それは、まるで今日の天気の事でも話すかのような、軽い物言いだった。
「それから、砂隠れの里で起きた毒ガスの件は安心しろ。数日で身体から自然に毒気は抜ける」
サソリが砂隠れの里に仕掛けたトラップ。
起爆札の爆風に雑じった毒で、砂忍を痺れさせ、追っ手の可能性を減らしたサソリの罠の盲点を、ナルトはあっさり暴露する。
吸い込めばたちまち、全身が麻痺するが、その毒は何も治療しなくとも、数日後には次第に抜けてゆくのだ。
しれっとその事実を明らかにするナルトに、ほっと安堵するいのに反して、サソリは眉間に皺を寄せた。
「坊、てめぇはまた勝手に…!」
もはや、何故知っているか、という疑問を抱く事すらせずに怒るサソリに、ナルトは聊か冷ややかな視線を向けた。
「傀儡人形にしたいからって俺に毒を盛ったのはお前だろう、サソリ」
隙を見ては、モットーである『永久の美』に似合う人傀儡にする為に、幾度となくサソリはナルトに毒を盛っている。
「その意趣返しだ」と答えるナルトに、サソリは「よく言うぜ。平然としてただろうが」と肩を竦めた。
どれだけ強力な毒を盛っても、何事もなかったかのように振舞っていたナルトに呆れつつ、(自分の毒を何度も浴びている坊なら毒ガス成分も即座に把握できるだろうな)と納得したのだった。

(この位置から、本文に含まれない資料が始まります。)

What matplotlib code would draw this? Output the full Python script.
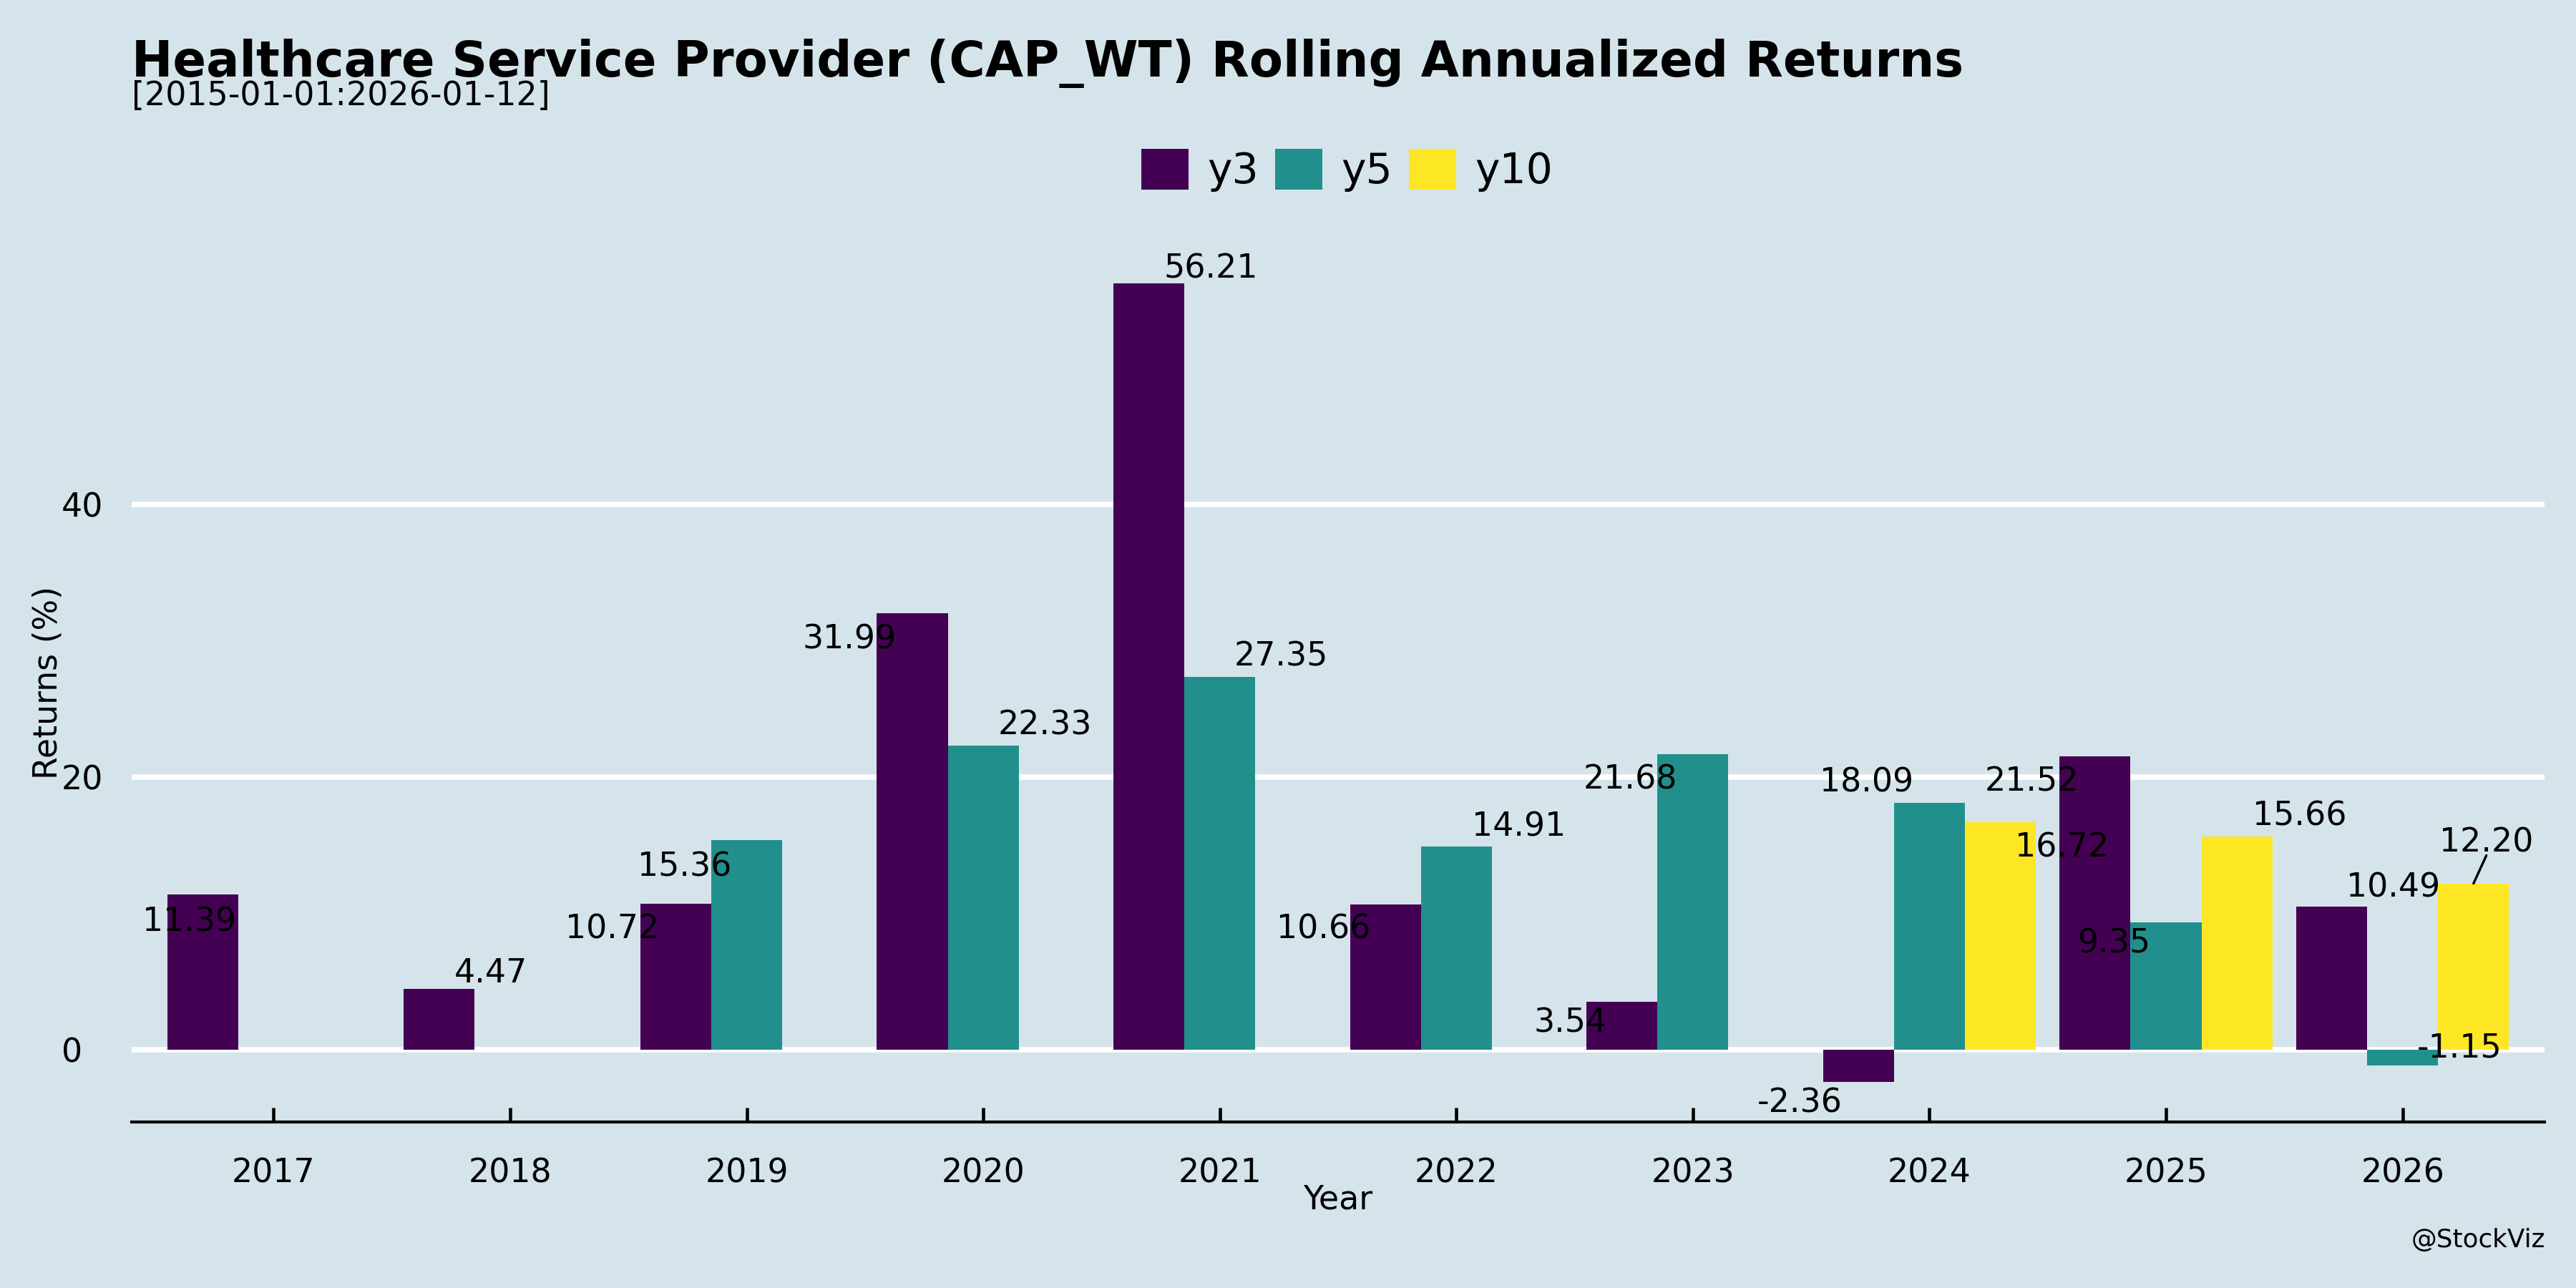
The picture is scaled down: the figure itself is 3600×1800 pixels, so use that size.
import numpy as np
import matplotlib.pyplot as plt

years = ["2017", "2018", "2019", "2020", "2021", "2022", "2023", "2024", "2025", "2026"]
y3 = [11.39, 4.47, 10.72, 31.99, 56.21, 10.66, 3.54, -2.36, 21.52, 10.49]
y5 = [np.nan, np.nan, 15.36, 22.33, 27.35, 14.91, 21.68, 18.09, 9.35, -1.15]
y10 = [np.nan, np.nan, np.nan, np.nan, np.nan, np.nan, np.nan, 16.72, 15.66, 12.20]

series = {"y3": y3, "y5": y5, "y10": y10}
colors = {"y3": "#440154", "y5": "#21908C", "y10": "#FDE725"}

# label placement (offset of label centre from bar end, in points)
label_offsets = {
    "y3": [(-4.4, -8.4), (17.2, 6.1), (-21.2, -7.7), (-21.0, -7.7), (20.8, 5.8),
           (-20.8, -7.5), (-17.3, -6.2), (-19.8, -6.1), (-21.3, -7.6), (20.7, 7.3)],
    "y5": [None, None, (-20.8, -7.9), (20.6, 7.6), (20.6, 7.6),
           (20.9, 7.5), (-21.0, -7.7), (-21.1, 7.8), (-17.6, -6.2), (19.1, 6.9)],
    "y10": [None] * 7 + [(20.7, -7.7), (21.1, 7.7), (4.4, 14.7)],
}
# repelled label gets a segment back to its bar (start offset in points)
connector = {("y10", 9): (4.3, 9.4)}

bg = "#D5E4EB"
W, H = 3600, 1800

fig = plt.figure(figsize=(12, 6), dpi=300, facecolor=bg)
ax = fig.add_axes([184 / W, 1 - 1568 / H, (3556 - 184) / W, (1568 - 340) / H])
ax.set_facecolor(bg)

x = np.arange(len(years))
width = 0.3
offsets = {"y3": -0.3, "y5": 0.0, "y10": 0.3}

for name, vals in series.items():
    vals = np.array(vals, dtype=float)
    ok = ~np.isnan(vals)
    ax.bar(x[ok] + offsets[name], vals[ok], width=width, color=colors[name],
           label=name, zorder=3, linewidth=0)
    for i in np.where(ok)[0]:
        dx, dy = label_offsets[name][i]
        anchor = (x[i] + offsets[name], vals[i])
        ax.annotate(f"{vals[i]:.2f}", xy=anchor,
                    xytext=(dx, dy - 4.0), textcoords="offset points",
                    ha="center", va="baseline", fontsize=11, color="black",
                    zorder=4)
        if (name, i) in connector:
            ax.annotate("", xy=anchor, xytext=connector[(name, i)],
                        textcoords="offset points",
                        arrowprops=dict(arrowstyle="-", color="black", lw=0.8,
                                        shrinkA=0, shrinkB=0), zorder=4)

allv = np.concatenate([np.array(v, dtype=float) for v in series.values()])
lo, hi = min(np.nanmin(allv), 0), max(np.nanmax(allv), 0)
pad = 0.05 * (hi - lo)
ax.set_ylim(lo - pad, hi + pad)
ax.set_xlim(-0.6, len(years) - 0.4)

ax.set_yticks([0, 20, 40])
ax.set_yticklabels(["0", "20", "40"])
ax.set_xticks(x)
ax.set_xticklabels(years)
ax.grid(axis="y", color="white", linewidth=1.8, zorder=0)
ax.grid(axis="x", visible=False)
ax.set_axisbelow(True)

for s in ["top", "right", "left"]:
    ax.spines[s].set_visible(False)
ax.spines["bottom"].set_color("black")
ax.spines["bottom"].set_linewidth(1.0)

ax.tick_params(axis="x", direction="in", length=4.8, width=1.1, pad=11.8,
               labelsize=11, colors="black")
ax.tick_params(axis="y", length=0, pad=23.5, labelsize=11, colors="black")
for lbl in ax.get_yticklabels():
    lbl.set_horizontalalignment("left")

fig.text(184 / W, 1 - 107 / H,
         "Healthcare Service Provider (CAP_WT) Rolling Annualized Returns",
         fontsize=16.5, fontweight="bold", ha="left", va="baseline")
fig.text(184 / W, 1 - 147.5 / H, "[2015-01-01:2026-01-12]",
         fontsize=11, ha="left", va="baseline")
fig.text(1870 / W, 1 - 1690 / H, "Year", fontsize=11, ha="center", va="baseline")
fig.text(80 / W, 1 - 954 / H, "Returns (%)", fontsize=11, rotation=90,
         rotation_mode="anchor", ha="center", va="baseline")
fig.text(3557 / W, 1 - 1742.7 / H, "@StockViz", fontsize=8.6, ha="right", va="baseline")

fig.legend(loc="center", bbox_to_anchor=(1882.5 / W, 1 - 238 / H), ncol=3,
           frameon=False, fontsize=14, borderpad=0, handlelength=1.13,
           handleheight=1.13, handletextpad=0.45, columnspacing=0.4)

fig.savefig("out.png", dpi=300, facecolor=bg)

「東へ行け。森の奥に、お前達と行動を共にしていた木ノ葉の忍び達がいる」
「ナルとカカシ先生のこと?どうして…」
毒ガスに加え、ナルトからの更なる情報に、いのは戸惑いを隠せなかった。
こちらに対して、有意義な情報ばかりを告げてくるナルトを不審に思いつつ、何故、知っているのか、と眉を顰める。
まるでこちらの動きを全て見透かしているかのような。
そこで、いのはハッと顔を険しくさせた。
「アンタ…!ナルになにかしたんじゃないでしょうね…!!??」
「まさか、」
いのの激昂に、ナルトは口許に苦笑を湛える。
ナルとカカシの居場所を知っているという事は、彼女と彼に何かしたのでは、と訝しむいのの鋭い視線を、ナルトは受け流した。
フードの陰で、儚い笑みを薄く浮かべる。
(──大事な妹だからな)
毒ガスのことも、ナルの居場所も伝えたナルトに、サソリは顔を不機嫌に歪める。
「ちと、サービスが良すぎねぇか」
サソリの文句に、ナルトは涼しげに、手の中のものを弄んだ。